1. How to get data?
- Import the following packages
import pandas as pd
import numpy as np
from sklearn.svm import SVC
from sklearn.datasets import load_iris
2. Load predefined dataset setting load_datasetname() to a variable
iris = load_iris()
3. Identify data features and target writing datasetname.data and datasetname.target. Then store both in two variables
X = iris.data
y = iris.target
4.Store linear Support Vector Machine function in a variable.

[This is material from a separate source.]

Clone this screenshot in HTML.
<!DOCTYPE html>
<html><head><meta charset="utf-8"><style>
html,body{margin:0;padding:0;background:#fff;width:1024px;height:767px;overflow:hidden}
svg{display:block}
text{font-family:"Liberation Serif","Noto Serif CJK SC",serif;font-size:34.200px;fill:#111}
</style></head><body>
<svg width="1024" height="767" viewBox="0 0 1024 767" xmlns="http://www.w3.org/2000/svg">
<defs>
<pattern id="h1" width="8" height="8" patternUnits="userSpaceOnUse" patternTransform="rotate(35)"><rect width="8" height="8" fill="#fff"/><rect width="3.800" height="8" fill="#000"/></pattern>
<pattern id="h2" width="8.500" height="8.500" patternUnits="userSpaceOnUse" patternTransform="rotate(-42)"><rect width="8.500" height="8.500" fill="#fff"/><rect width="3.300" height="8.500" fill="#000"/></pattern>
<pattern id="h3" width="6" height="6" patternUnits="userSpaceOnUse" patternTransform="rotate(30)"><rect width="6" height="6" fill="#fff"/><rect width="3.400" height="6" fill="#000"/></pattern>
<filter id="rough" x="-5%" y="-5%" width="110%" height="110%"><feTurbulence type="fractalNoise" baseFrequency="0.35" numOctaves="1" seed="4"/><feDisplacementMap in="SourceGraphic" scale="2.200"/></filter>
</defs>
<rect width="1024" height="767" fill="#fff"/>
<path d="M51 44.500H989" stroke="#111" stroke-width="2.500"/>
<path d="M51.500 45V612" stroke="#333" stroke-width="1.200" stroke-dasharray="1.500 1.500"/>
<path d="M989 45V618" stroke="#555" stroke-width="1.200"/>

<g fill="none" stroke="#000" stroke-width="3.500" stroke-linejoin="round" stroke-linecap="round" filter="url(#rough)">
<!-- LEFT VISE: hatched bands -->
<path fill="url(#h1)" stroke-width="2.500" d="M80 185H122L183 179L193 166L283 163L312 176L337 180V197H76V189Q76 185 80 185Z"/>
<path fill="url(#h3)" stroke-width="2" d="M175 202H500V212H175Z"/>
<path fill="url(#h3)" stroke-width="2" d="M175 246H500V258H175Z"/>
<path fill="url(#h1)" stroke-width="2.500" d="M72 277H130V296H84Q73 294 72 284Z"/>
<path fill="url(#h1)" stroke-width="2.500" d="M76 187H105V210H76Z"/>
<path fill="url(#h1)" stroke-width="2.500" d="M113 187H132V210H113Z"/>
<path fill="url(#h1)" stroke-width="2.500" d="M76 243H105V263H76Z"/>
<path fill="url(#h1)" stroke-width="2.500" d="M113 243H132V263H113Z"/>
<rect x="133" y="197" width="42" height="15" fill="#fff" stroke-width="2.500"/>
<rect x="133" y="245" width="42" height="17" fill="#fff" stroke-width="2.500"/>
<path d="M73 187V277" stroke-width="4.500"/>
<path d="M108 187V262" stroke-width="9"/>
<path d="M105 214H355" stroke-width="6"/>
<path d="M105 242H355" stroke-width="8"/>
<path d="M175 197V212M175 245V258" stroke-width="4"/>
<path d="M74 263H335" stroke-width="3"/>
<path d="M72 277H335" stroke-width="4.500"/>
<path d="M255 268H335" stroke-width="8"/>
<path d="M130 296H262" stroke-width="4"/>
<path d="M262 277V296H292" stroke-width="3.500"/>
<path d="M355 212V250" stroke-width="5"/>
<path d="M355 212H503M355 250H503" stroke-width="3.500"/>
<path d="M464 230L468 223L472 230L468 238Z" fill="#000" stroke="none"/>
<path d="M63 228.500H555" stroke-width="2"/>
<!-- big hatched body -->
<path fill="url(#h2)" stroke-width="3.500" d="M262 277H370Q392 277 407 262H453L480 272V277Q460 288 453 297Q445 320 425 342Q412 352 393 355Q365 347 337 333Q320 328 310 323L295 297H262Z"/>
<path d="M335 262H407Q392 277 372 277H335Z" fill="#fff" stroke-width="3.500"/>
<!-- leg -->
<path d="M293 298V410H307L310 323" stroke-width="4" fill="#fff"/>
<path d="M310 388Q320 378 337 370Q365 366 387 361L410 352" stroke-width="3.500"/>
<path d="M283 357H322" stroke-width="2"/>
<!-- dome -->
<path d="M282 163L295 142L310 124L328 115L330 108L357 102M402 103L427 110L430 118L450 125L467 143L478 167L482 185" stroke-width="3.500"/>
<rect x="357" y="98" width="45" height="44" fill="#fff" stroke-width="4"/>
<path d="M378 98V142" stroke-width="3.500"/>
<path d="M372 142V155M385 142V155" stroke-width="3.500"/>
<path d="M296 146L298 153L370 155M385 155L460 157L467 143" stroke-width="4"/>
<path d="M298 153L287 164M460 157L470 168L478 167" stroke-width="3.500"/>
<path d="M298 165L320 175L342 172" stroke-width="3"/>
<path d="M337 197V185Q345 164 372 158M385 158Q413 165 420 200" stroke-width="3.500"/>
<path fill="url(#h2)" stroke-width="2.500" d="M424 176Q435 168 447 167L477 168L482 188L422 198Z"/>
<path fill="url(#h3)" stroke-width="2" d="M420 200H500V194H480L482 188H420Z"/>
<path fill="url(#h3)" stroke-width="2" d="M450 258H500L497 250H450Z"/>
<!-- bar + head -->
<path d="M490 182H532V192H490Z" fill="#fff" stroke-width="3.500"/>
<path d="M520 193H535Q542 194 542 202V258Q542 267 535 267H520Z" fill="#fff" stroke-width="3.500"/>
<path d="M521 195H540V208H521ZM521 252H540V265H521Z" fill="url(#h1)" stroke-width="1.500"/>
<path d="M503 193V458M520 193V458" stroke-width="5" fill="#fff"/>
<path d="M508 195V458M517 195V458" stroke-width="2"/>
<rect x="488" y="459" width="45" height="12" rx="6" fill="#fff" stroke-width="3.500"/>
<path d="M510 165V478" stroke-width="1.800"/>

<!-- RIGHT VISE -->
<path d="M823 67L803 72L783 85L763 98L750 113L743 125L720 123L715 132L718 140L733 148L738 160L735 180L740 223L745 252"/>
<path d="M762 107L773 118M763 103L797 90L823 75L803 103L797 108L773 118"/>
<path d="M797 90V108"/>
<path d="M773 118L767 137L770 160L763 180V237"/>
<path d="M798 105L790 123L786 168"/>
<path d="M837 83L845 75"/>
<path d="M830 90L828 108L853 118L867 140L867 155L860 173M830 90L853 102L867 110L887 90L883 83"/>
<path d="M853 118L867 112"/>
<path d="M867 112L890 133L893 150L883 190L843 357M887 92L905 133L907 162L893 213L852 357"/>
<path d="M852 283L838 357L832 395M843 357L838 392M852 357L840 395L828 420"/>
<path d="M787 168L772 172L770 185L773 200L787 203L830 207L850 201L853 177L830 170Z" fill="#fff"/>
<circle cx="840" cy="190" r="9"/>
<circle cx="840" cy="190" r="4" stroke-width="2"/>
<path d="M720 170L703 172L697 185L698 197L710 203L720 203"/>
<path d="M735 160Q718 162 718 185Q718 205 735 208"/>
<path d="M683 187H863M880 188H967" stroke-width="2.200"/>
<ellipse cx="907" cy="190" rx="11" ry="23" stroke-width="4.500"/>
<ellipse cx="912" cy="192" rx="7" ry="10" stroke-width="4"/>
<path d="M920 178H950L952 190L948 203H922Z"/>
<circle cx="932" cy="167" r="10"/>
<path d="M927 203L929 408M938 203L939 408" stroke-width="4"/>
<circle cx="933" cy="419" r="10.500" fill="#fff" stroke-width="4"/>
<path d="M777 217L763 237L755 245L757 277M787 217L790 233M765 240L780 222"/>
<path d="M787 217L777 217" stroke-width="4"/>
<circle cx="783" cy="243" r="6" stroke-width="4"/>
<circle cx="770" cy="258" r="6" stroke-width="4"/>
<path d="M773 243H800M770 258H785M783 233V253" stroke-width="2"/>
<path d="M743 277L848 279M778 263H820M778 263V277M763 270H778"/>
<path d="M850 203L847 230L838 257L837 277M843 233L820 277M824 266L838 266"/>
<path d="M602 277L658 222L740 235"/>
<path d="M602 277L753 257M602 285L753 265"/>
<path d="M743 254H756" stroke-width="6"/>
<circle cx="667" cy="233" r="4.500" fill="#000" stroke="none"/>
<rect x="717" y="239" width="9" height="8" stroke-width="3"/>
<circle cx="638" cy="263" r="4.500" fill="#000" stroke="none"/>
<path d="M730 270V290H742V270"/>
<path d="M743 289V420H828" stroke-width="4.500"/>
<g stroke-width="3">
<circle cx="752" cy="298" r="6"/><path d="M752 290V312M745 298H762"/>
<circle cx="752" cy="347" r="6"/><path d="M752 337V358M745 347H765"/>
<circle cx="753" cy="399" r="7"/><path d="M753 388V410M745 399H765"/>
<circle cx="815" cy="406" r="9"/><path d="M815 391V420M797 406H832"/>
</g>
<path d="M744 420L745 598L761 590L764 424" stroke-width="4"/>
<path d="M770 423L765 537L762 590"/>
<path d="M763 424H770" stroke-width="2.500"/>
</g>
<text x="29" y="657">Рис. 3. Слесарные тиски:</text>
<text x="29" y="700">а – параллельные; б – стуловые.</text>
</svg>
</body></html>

Set function’s kernel parameter to linear
model = SVC(kernel='linear')
5. Fit variable in terms of the variables that represent data features and target
model.fit(X, y)
6. Import cross-validation score
from sklearn.cross_validation import cross_val_score
7. Write the cross-validation score function
cross_val_score()
8. Store Support Vector Machine model, data features and target inside function
cross_val_score(model, X, y)
9. Set cv parameter to 5 and n_jobs=-1. n_jobs parameter means the number of CPUs used n_jobs=-1 means all CPUs are used.
cvscores = cross_val_score(model, X, y, cv = 5, n_jobs=-1)
10. Store result in a variable and calculate its mean and standard deviation in the following way (FIX! EXPLAIN WAY)
print "CV score: {:.3} +/- {:.3}".format(cvscores.mean(), cvscores.std())